From localhost able to provide the output.

Code: Select all

[root@server network-scripts]# /usr/local/nagios/libexec/check_nrpe -H localhost
NRPE v3.2.1
[root@server network-scripts]# /usr/local/nagios/libexec/check_cpu_stats2.sh
CPU STATISTICS OK : user=0.51%, system=0.00%, iowait=0.00%, nice=0.00%, steal=0.00%, cpu_usage=0.51% |TotalCpuUsage=0.51%;80;90;0; CpuUser=0.51%;0;0;0; CpuSystem=0.00%;0;0;0; CpuIowait=0.00%;0;0;0; CpuNice=0.00%;0;0;0; CpuSteal=0.00%;0;0;0;
While I trying to use Core Config Manager > Services > plugins which mentioned below it's able to provide output.

Code: Select all

[nagios@imsvm ~]$ /usr/local/nagios/libexec/check_nrpe -H 10.90.10.115 -t 30 -c check_disk -a 15% 10% /
DISK OK - free space: / 41 GB (90% inode=99%);| /=4GB;41;44;0;49

[nagios@imsvm ~]$ /usr/local/nagios/libexec/check_nrpe -H 10.90.10.115 -t 30 -c check_cpu2 -a 85 90
CPU STATISTICS OK : user=0.50%, system=0.50%, iowait=0.00%, nice=0.00%, steal=0.00%, cpu_usage=1.00% |TotalCpuUsage=1.00%;85;90;0; CpuUser=0.50%;0;0;0; CpuSystem=0.50%;0;0;0; CpuIowait=0.00%;0;0;0; CpuNice=0.00%;0;0;0; CpuSteal=0.00%;0;0;0;
But from Nagios XI was getting invalid data including check_icmp as well as attached picture.
Capture.PNG
You do not have the required permissions to view the files attached to this post.
benjaminsmith
Posts: 5324
Joined: Wed Aug 22, 2018 4:39 pm
Location: saint paul

Re: NRPE intermittent connection but able to provide output

Post by benjaminsmith »

Hell @s.wiki,

Given that the ping check is returning 100% packet loss, it certainly looks like a network connection issue.

You might try increasing the timeout to -t 60 and as it might be taking longer than 30 seconds to return the results.

Make sure the Nagios XI global timeout is set to 60 seconds for both host and service check commands.
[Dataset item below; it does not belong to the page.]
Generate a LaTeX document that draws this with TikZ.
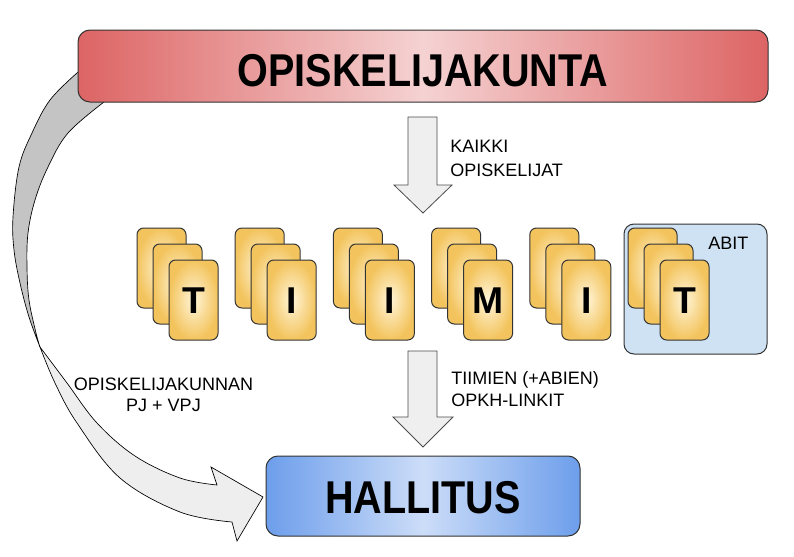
\documentclass[tikz,border=0pt]{standalone}
\usepackage{fontspec}
\setmainfont{Liberation Sans}
\usepackage{graphicx}
\definecolor{redEdge}{HTML}{DD6464}
\definecolor{redMid}{HTML}{F5D2D2}
\definecolor{blueEdge}{HTML}{6D9EEB}
\definecolor{blueMid}{HTML}{CCDDF8}
\definecolor{cardOut}{HTML}{F3C45E}
\definecolor{cardIn}{HTML}{FFF5D8}
\definecolor{abitFill}{HTML}{CFE2F3}
\definecolor{arrowFill}{HTML}{EFEFEF}
\definecolor{backBand}{HTML}{C4C4C4}
\definecolor{frontBand}{HTML}{EEEEEE}
\definecolor{lineDark}{HTML}{333333}
\begin{document}
\begin{tikzpicture}[x=0.75pt,y=-0.75pt,
  bigbox/.style={draw=lineDark, line width=0.75pt, rounded corners=9pt, inner sep=0pt},
  bigtext/.style={font=\fontsize{34.5}{40}\selectfont\bfseries},
  card/.style={draw=lineDark, line width=0.75pt, rounded corners=5pt,
    minimum width=36.75pt, minimum height=60pt, inner sep=0pt,
    inner color=cardIn, outer color=cardOut,
    font=\fontsize{28}{30}\selectfont\bfseries, text height=20pt, text depth=0pt},
  blockarrow/.style={draw=black!70, line width=0.6pt, fill=arrowFill},
  lbl/.style={font=\fontsize{13.5}{16}\selectfont, inner sep=0pt},
  band/.style={draw=black, line width=0.5pt}
]
\useasboundingbox (0,0) rectangle (794,557);
\fill[white] (0,0) rectangle (794,557);

% back part of the curved arrow (behind the title box)
\path[band, fill=backBand] (92,58)
  -- plot[smooth, tension=0.6] coordinates {(77,73) (50,100) (32,133) (19,167) (13,217) (14,250) (20,283) (29,317) (40,347)}
  -- plot[smooth, tension=0.6] coordinates {(40,347) (36,333) (29,300) (27,267) (28,233) (35,200) (48,167) (68,133) (104,102)}
  -- (122,87) -- cycle;

% title box
\node[bigbox, bigtext, minimum width=517.5pt, minimum height=54pt,
  left color=redEdge, right color=redEdge, middle color=redMid,
  text height=31pt, text depth=0pt] (title) at (423,66)
  {\scalebox{0.86}[1]{OPISKELIJAKUNTA}};

% first block arrow
\path[blockarrow] (408,117) -- (437,117) -- (437,185) -- (452,185) -- (423,213)
  -- (394,185) -- (408,185) -- cycle;
\node[lbl, anchor=base west] (kaikki) at (450,152) {KAIKKI};
\node[lbl, anchor=base west] (opisk) at (450,176) {OPISKELIJAT};

% ABIT box
\node[draw=lineDark, line width=0.75pt, fill=abitFill, rounded corners=7.5pt,
  minimum width=107.25pt, minimum height=97.5pt, inner sep=0pt] (abit) at (695.5,289) {};
\node[lbl, anchor=base west] (abitlbl) at (708,249) {ABIT};

% card stacks
\foreach \i/\L in {0/T,1/I,2/I,3/M,4/I,5/T}{
  \node[card] (c\i a) at ({137+98.2*\i+24.5},268) {};
  \node[card] (c\i b) at ({137+98.2*\i+40.5},284) {};
  \node[card] (c\i c) at ({137+98.2*\i+56.5},300) {\L};
}

% second block arrow
\path[blockarrow] (408,351) -- (437,351) -- (437,417) -- (453,417) -- (423,447)
  -- (393,417) -- (408,417) -- cycle;
\node[lbl, anchor=base west] (tiimien) at (451,384) {TIIMIEN (+ABIEN)};
\node[lbl, anchor=base west] (opkh) at (451,406) {OPKH-LINKIT};

% hallitus
\node[bigbox, bigtext, minimum width=235.5pt, minimum height=60pt,
  left color=blueEdge, right color=blueEdge, middle color=blueMid,
  text height=26pt, text depth=0pt] (hallitus) at (423,496)
  {\scalebox{0.86}[1]{HALLITUS}};

% front part of the curved arrow
\path[band, fill=frontBand]
  plot[smooth, tension=0.6] coordinates {(40,347) (67,383) (97,423) (135,456) (180,478) (217,485)}
  -- (211,467) -- (263,497) -- (237,541) -- (232,522)
  -- plot[smooth, tension=0.6] coordinates {(232,522) (180,512) (120,478) (77,423) (55,383) (40,347)}
  -- cycle;
\node[lbl, anchor=base] (pj1) at (163.5,390) {OPISKELIJAKUNNAN};
\node[lbl, anchor=base] (pj2) at (163.5,411) {PJ + VPJ};
\end{tikzpicture}
\end{document}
You'll also want to change the connection_timeout on the NRPE client to 60 as well.

We have instructions for this procedure available here:

NRPE - CHECK_NRPE: Socket Timeout After n Seconds

After making configuration changes, be sure to restart both nrpe and nagios. Let me know if you're able to get results again from Nagios XI.
As of May 25th, 2018, all communications with Nagios Enterprises and its employees are covered under our new Privacy Policy.

Be sure to check out our Knowledgebase for helpful articles and solutions!
s.wiki
Posts: 82
Joined: Sat Mar 04, 2017 11:02 am

Re: NRPE intermittent connection but able to provide output

Post by s.wiki »

Hi @benjaminsmith,

I did increase timeout to set both Nagios and agent to 30 timeout and we cannot simply increase to -t 60, because I have to configure all agent together (correct me if wrong).

And I do able to ping from Host > ping to host as well, it's working fine.
benjaminsmith
Posts: 5324
Joined: Wed Aug 22, 2018 4:39 pm
Location: saint paul

Re: NRPE intermittent connection but able to provide output

Post by benjaminsmith »

Hello @s.wiki,

On the remote host running NRPE, run the following command and post the output:

Code: Select all

cat /usr/local/nagios/etc/nrpe.cfg | grep command_timeout=
cat /usr/local/nagios/etc/nrpe.cfg  | grep connection_timeout=
Could you PM your system profile for us to review. Thanks.

To send us your system profile.

Login to the Nagios XI GUI using a web browser.
Click the "Admin" > "System Profile" Menu
Click the "Download Profile" button
Save the profile.zip file and share in a private message or upload it to the post/ticket.
As of May 25th, 2018, all communications with Nagios Enterprises and its employees are covered under our new Privacy Policy.

Be sure to check out our Knowledgebase for helpful articles and solutions!
s.wiki
Posts: 82
Joined: Sat Mar 04, 2017 11:02 am

Re: NRPE intermittent connection but able to provide output

Post by s.wiki »

Hi @benjaminsmith,

Below is the output for remote host and also already private message you the profile.zip

Code: Select all

[root@server ~]# cat /usr/local/nagios/etc/nrpe.cfg | grep command_timeout=
command_timeout=300
[root@server ~]# cat /usr/local/nagios/etc/nrpe.cfg | grep connection_timeout=
connection_timeout=300
[root@server ~]#
benjaminsmith
Posts: 5324
Joined: Wed Aug 22, 2018 4:39 pm
Location: saint paul

Re: NRPE intermittent connection but able to provide output

Post by benjaminsmith »

Hello @s.wiki,

Thanks for sending over the system profile. I noticed your having a few other hosts with check_nrpe. Are those hosts timing out as well or is just for the host (ip address end 115)?

If you're only experiencing the issue on that host and it's intermittent yet working from the command line, please test one of those services by adding the -t 60 argument to the check command.

Also, which version of NRPE are you running on the remote host?

Thanks.
As of May 25th, 2018, all communications with Nagios Enterprises and its employees are covered under our new Privacy Policy.

Be sure to check out our Knowledgebase for helpful articles and solutions!
Locked